*Task directions:*
Pull out the lines running from the one with "Reproduce this chart" to the one with "df = pd.DataFrame(rows)", inclusive, word for word. Drop any picture.

= = = =

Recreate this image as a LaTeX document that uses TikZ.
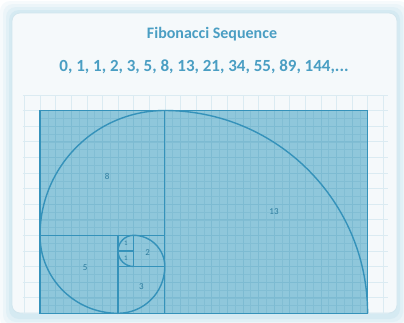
\documentclass[tikz,border=0pt]{standalone}
\usepackage{fontspec}
\setmainfont{Carlito}
\definecolor{txt}{HTML}{4A9EC3}
\definecolor{boxfill}{HTML}{8FC7DB}
\definecolor{line}{HTML}{3592BA}
\definecolor{cardfill}{HTML}{F5F9FB}
\definecolor{cardedge}{HTML}{D2E6EE}
\definecolor{glow}{HTML}{B9DCEA}
\definecolor{outgrid}{HTML}{DBEBF2}
\definecolor{ingrid}{HTML}{7DBBD2}
\tikzset{
  lbl/.style={text=line!85!black, font=\fontsize{9}{10}\selectfont},
  sq/.style={draw=line, line width=1.2pt},
  spiral/.style={draw=line, line width=1.4pt}
}
\begin{document}
\begin{tikzpicture}[x=1pt,y=1pt]
\useasboundingbox (0,-322) rectangle (404,0);
\fill[white] (0,-322) rectangle (404,0);
% glow around the card
\foreach \i/\o in {12/0.12, 9/0.16, 6/0.2, 3/0.28} {
  \fill[glow, opacity=\o, rounded corners=10] (12-\i,-13+\i) rectangle (397+\i,-316-\i);
}
\fill[cardfill, draw=cardedge, line width=0.8pt, rounded corners=8] (12,-13) rectangle (397,-313);
% texts
\node[text=txt, font=\bfseries\fontsize{16}{19}\selectfont] (title) at (212,-34) {Fibonacci Sequence};
\node[text=txt, font=\bfseries\fontsize{17}{20}\selectfont] (seq) at (204,-67) {0, 1, 1, 2, 3, 5, 8, 13, 21, 34, 55, 89, 144,...};
\begin{scope}[shift={(40,-313.3)}, x=15.6pt, y=15.6pt]
  % outer light grid
  \draw[outgrid, line width=0.6pt, step=1] (-1.1,0) grid (22.3,14);
  % coloured rectangle
  \fill[boxfill] (0,0) rectangle (21,13);
  \draw[ingrid, line width=0.3pt, step=0.5, opacity=0.7] (0,0) grid (21,13);
  \draw[ingrid, line width=0.6pt, step=1] (0,0) grid (21,13);
  % squares
  \draw[sq] (0,0) rectangle (21,13);
  \draw[sq] (8,0) -- (8,13);
  \draw[sq] (0,5) -- (8,5);
  \draw[sq] (5,0) -- (5,5);
  \draw[sq] (5,3) -- (8,3);
  \draw[sq] (6,3) -- (6,5);
  \draw[sq] (5,4) -- (6,4);
  % spiral
  \draw[spiral] (21,0) arc[start angle=0, end angle=90, radius=13]
    arc[start angle=90, end angle=180, radius=8]
    arc[start angle=180, end angle=270, radius=5]
    arc[start angle=270, end angle=360, radius=3]
    arc[start angle=0, end angle=90, radius=2]
    arc[start angle=90, end angle=180, radius=1]
    arc[start angle=180, end angle=270, radius=1];
  % labels
  \node[lbl] (l13) at (15,6.5) {13};
  \node[lbl] (l8) at (4.3,8.8) {8};
  \node[lbl] (l5) at (2.9,2.9) {5};
  \node[lbl] (l3) at (6.5,1.7) {3};
  \node[lbl] (l2) at (6.9,3.9) {2};
  \node[lbl, font=\fontsize{7}{8}\selectfont] (l1a) at (5.5,4.5) {1};
  \node[lbl, font=\fontsize{7}{8}\selectfont] (l1b) at (5.5,3.5) {1};
\end{scope}
\end{tikzpicture}
\end{document}
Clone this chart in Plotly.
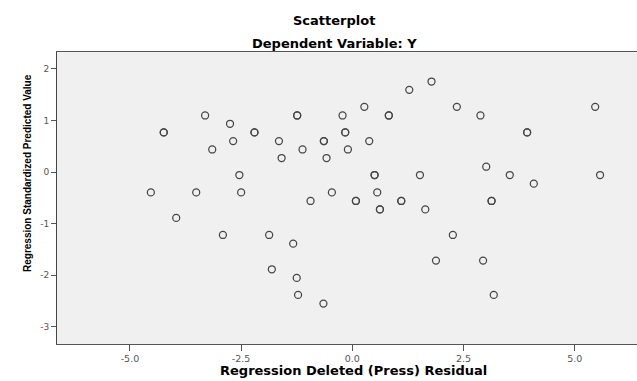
import plotly.graph_objects as go

# Regression Deleted (Press) Residual
press_residual = [
    -4.24, -4.24, -3.31, -2.75, -2.20, -2.20, -2.68, -3.15, -2.54, -4.53, -3.51, -2.50,
    1.78, 1.28, 0.27, -1.24, -1.24, -0.22, 0.82, 0.82, -1.65, -0.64, -0.64, -0.16, -0.16,
    0.38, -1.12, -0.10, -1.59, -0.58, 0.50, 0.50, 1.52, -0.46, 0.56, -0.94, 0.08, 0.08,
    1.10, 1.10, 2.35, 2.88, 5.46, 3.93, 3.93, 3.01, 3.54, 5.57, 4.08, 3.13, 3.13,
    -3.96, -2.91, 0.62, 0.62, 1.64, -1.87, -1.33, 1.88, -1.81, -1.25, -1.22, -0.65,
    2.26, 2.94, 3.18,
]
# Regression Standardized Predicted Value
std_predicted = [
    0.767, 0.767, 1.096, 0.935, 0.767, 0.767, 0.600, 0.437, -0.058, -0.395, -0.395, -0.395,
    1.754, 1.593, 1.264, 1.096, 1.096, 1.096, 1.096, 1.096, 0.600, 0.600, 0.600, 0.767, 0.767,
    0.600, 0.437, 0.437, 0.271, 0.271, -0.058, -0.058, -0.058, -0.395, -0.395, -0.561, -0.561, -0.561,
    -0.561, -0.561, 1.264, 1.096, 1.264, 0.767, 0.767, 0.103, -0.058, -0.058, -0.226, -0.561, -0.561,
    -0.890, -1.220, -0.724, -0.724, -0.724, -1.220, -1.388, -1.717, -1.885, -2.052, -2.381, -2.549,
    -1.220, -1.717, -2.381,
]

x_ticks = [-5.0, -2.5, 0.0, 2.5, 5.0]
x_tick_labels = ["-5.0", "-2.5", "0.0", "2.5", "5.0"]
y_ticks = [-3, -2, -1, 0, 1, 2]
y_tick_labels = ["-3", "-2", "-1", "0", "1", "2"]

title_main = "Scatterplot"
title_sub = "Dependent Variable: Y"
x_title = "Regression Deleted (Press) Residual"
y_title = "Regression Standardized Predicted Value"

WIDE = "DejaVu Sans, Verdana, sans-serif"
ARIAL = "Liberation Sans, Arial, sans-serif"
W, H = 637, 381
L, R, T, B = 57, 0, 52, 37
plot_h = H - T - B
plot_w = W - L - R


def py(pix):
    return (H - B - pix) / plot_h


def px(pix):
    return (pix - L) / plot_w


fig = go.Figure()
fig.add_trace(go.Scatter(
    x=press_residual, y=std_predicted, mode="markers",
    marker=dict(symbol="circle-open", size=7, color="#454545", line=dict(width=1.25, color="#454545")),
    hoverinfo="x+y", showlegend=False,
))

fig.update_layout(
    width=W, height=H,
    margin=dict(l=L, r=R, t=T, b=B, pad=0),
    paper_bgcolor="white", plot_bgcolor="#f0f0f0",
    font=dict(family=ARIAL, color="#000"),
    showlegend=False,
)
fig.update_xaxes(
    range=[-6.64, 6.40], tickvals=x_ticks, ticktext=x_tick_labels,
    showgrid=False, zeroline=False, showline=True, linecolor="#555", linewidth=1,
    mirror=True, ticks="outside", ticklen=6, tickcolor="#555", tickwidth=1,
    tickfont=dict(size=9.5, color="#555", family=WIDE),
)
fig.update_yaxes(
    range=[-3.333, 2.326], tickvals=y_ticks, ticktext=y_tick_labels,
    showgrid=False, zeroline=False, showline=True, linecolor="#444", linewidth=1,
    mirror=False, ticks="outside", ticklen=5, tickcolor="#555", tickwidth=1,
    tickfont=dict(size=9, color="#555", family=WIDE),
)

ann = [
    dict(text="<b>%s</b>" % title_main, x=px(334), y=py(20), yanchor="middle",
         font=dict(size=13, family=WIDE)),
    dict(text="<b>%s</b>" % title_sub, x=px(334), y=py(43.5), yanchor="middle",
         font=dict(size=13, family=WIDE)),
    dict(text="<b>%s</b>" % x_title, x=px(353), y=py(379.5), yanchor="bottom",
         font=dict(size=13, family=WIDE)),
    dict(text="<b>%s</b>" % y_title, x=px(27), y=py(173), yanchor="middle",
         font=dict(size=10, family=ARIAL), textangle=-90),
]
for a in ann:
    fig.add_annotation(xref="paper", yref="paper", showarrow=False,
                       xanchor="center", **a)

fig.write_html(
    "out.html",
    config={"displayModeBar": False},
    post_script="document.body.style.margin='0';document.body.style.overflow='hidden';",
)
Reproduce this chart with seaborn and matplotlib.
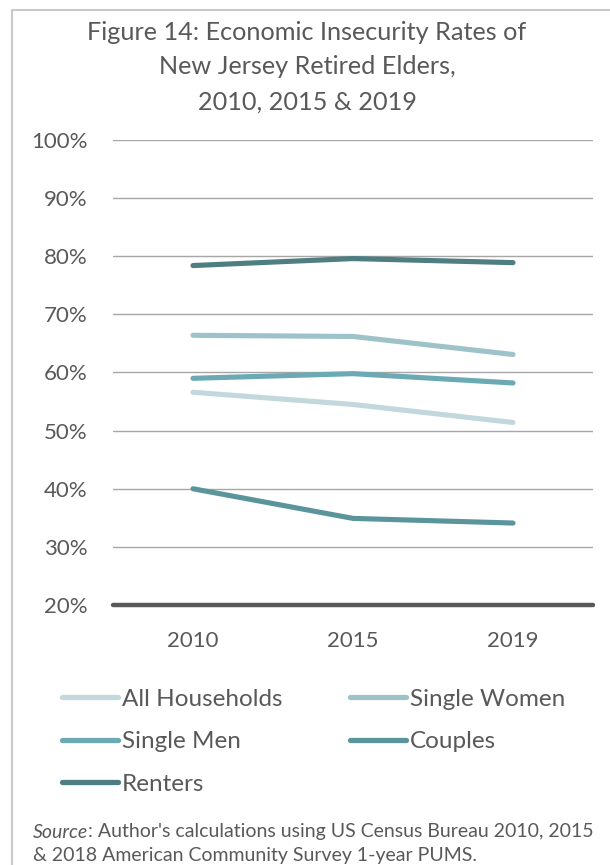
import matplotlib
matplotlib.use("Agg")
import matplotlib.pyplot as plt
import seaborn as sns
import pandas as pd
from matplotlib.lines import Line2D

years = ["2010", "2015", "2019"]
series_names = ["All Households", "Single Women", "Single Men", "Couples", "Renters"]
all_households = [0.566, 0.545, 0.514]
single_women = [0.664, 0.662, 0.631]
single_men = [0.590, 0.598, 0.582]
couples = [0.400, 0.349, 0.341]
renters = [0.784, 0.796, 0.789]
colors = ["#c2d8dc", "#9dc3c8", "#6baab4", "#5b959c", "#4e7d82"]

title_lines = ["Figure 14: Economic Insecurity Rates of",
               "New Jersey Retired Elders,",
               "2010, 2015 & 2019"]
yticks = [0.2, 0.3, 0.4, 0.5, 0.6, 0.7, 0.8, 0.9, 1.0]
ytick_labels = ["20%", "30%", "40%", "50%", "60%", "70%", "80%", "90%", "100%"]
source_rest_1 = ": Author's calculations using US Census Bureau 2010, 2015"
source_line_2 = "& 2018 American Community Survey 1-year PUMS."

values = [all_households, single_women, single_men, couples, renters]
rows = []
for name, vals in zip(series_names, values):
    for y, v in zip(years, vals):
        rows.append({"Year": y, "Rate": v, "Group": name})
df = pd.DataFrame(rows)

sns.set_style("white")
plt.rcParams["font.family"] = ["Lato", "DejaVu Sans"]
TXT = "#595959"

W, H = 610, 865
fig = plt.figure(figsize=(W / 100, H / 100), dpi=100)

# frame (left and top border)
fig.add_artist(Line2D([12.5 / W, 12.5 / W], [0, 1 - 10 / H], color="#c9c9c9", lw=1.5))
fig.add_artist(Line2D([12.5 / W, 1], [1 - 10 / H, 1 - 10 / H], color="#c9c9c9", lw=1.5))

ax = fig.add_axes([113 / W, (H - 605) / H, 480 / W, 465 / H])
palette = dict(zip(series_names, colors))
sns.lineplot(data=df, x="Year", y="Rate", hue="Group", hue_order=series_names,
             palette=palette, linewidth=3.7, ax=ax, legend=False, sort=False)
for ln in ax.get_lines():
    ln.set_solid_capstyle("round")
    ln.set_solid_joinstyle("round")

ax.set_ylim(0.2, 1.0)
ax.set_xlim(-0.5, 2.5)
ax.set_yticks(yticks)
ax.set_yticklabels(ytick_labels)
for yv in yticks[1:]:
    ax.axhline(yv, color="#a6a6a6", lw=1.0, zorder=0)
ax.axhline(0.2, color="#595959", lw=3.2, zorder=3, clip_on=False)
for s in ax.spines.values():
    s.set_visible(False)
ax.set_xlabel("")
ax.set_ylabel("")
ax.tick_params(axis="y", length=0, pad=18.5, labelsize=16, labelcolor=TXT)
ax.tick_params(axis="x", length=0, pad=18.5, labelsize=16, labelcolor=TXT)

for i, (t, yy) in enumerate(zip(title_lines, [32, 67, 102])):
    fig.text(307 / W, 1 - yy / H, t, ha="center", va="center", fontsize=18.2,
             color=TXT)

handles = [Line2D([], [], color=c, lw=3.8, solid_capstyle="round") for c in colors]
order = [0, 2, 4, 1, 3]
fig.legend([handles[i] for i in order], [series_names[i] for i in order],
           ncol=2, loc="upper left", bbox_to_anchor=(52 / W, 1 - 679 / H),
           frameon=False, fontsize=17.5, handlelength=2.3, handletextpad=0.16,
           labelspacing=0.88, columnspacing=2.8, labelcolor=TXT,
           borderaxespad=0, borderpad=0.4)

sx, sy = 33 / W, 1 - 832 / H
FS = 14
t_src = fig.text(sx, sy, "Source", ha="left", va="center", fontsize=FS,
                 color=TXT, style="italic")
fig.canvas.draw()
bb = t_src.get_window_extent(renderer=fig.canvas.get_renderer())
fig.text(bb.x1 / W, sy, source_rest_1, ha="left", va="center", fontsize=FS, color=TXT)
fig.text(sx, 1 - 855 / H, source_line_2, ha="left", va="center", fontsize=FS, color=TXT)

fig.savefig("out.png", dpi=100)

= = = =

*Reply:*
Reproduce this chart with seaborn and matplotlib.
import matplotlib
matplotlib.use("Agg")
import matplotlib.pyplot as plt
import seaborn as sns
import pandas as pd
from matplotlib.lines import Line2D

years = ["2010", "2015", "2019"]
series_names = ["All Households", "Single Women", "Single Men", "Couples", "Renters"]
all_households = [0.566, 0.545, 0.514]
single_women = [0.664, 0.662, 0.631]
single_men = [0.590, 0.598, 0.582]
couples = [0.400, 0.349, 0.341]
renters = [0.784, 0.796, 0.789]
colors = ["#c2d8dc", "#9dc3c8", "#6baab4", "#5b959c", "#4e7d82"]

title_lines = ["Figure 14: Economic Insecurity Rates of",
               "New Jersey Retired Elders,",
               "2010, 2015 & 2019"]
yticks = [0.2, 0.3, 0.4, 0.5, 0.6, 0.7, 0.8, 0.9, 1.0]
ytick_labels = ["20%", "30%", "40%", "50%", "60%", "70%", "80%", "90%", "100%"]
source_rest_1 = ": Author's calculations using US Census Bureau 2010, 2015"
source_line_2 = "& 2018 American Community Survey 1-year PUMS."

values = [all_households, single_women, single_men, couples, renters]
rows = []
for name, vals in zip(series_names, values):
    for y, v in zip(years, vals):
        rows.append({"Year": y, "Rate": v, "Group": name})
df = pd.DataFrame(rows)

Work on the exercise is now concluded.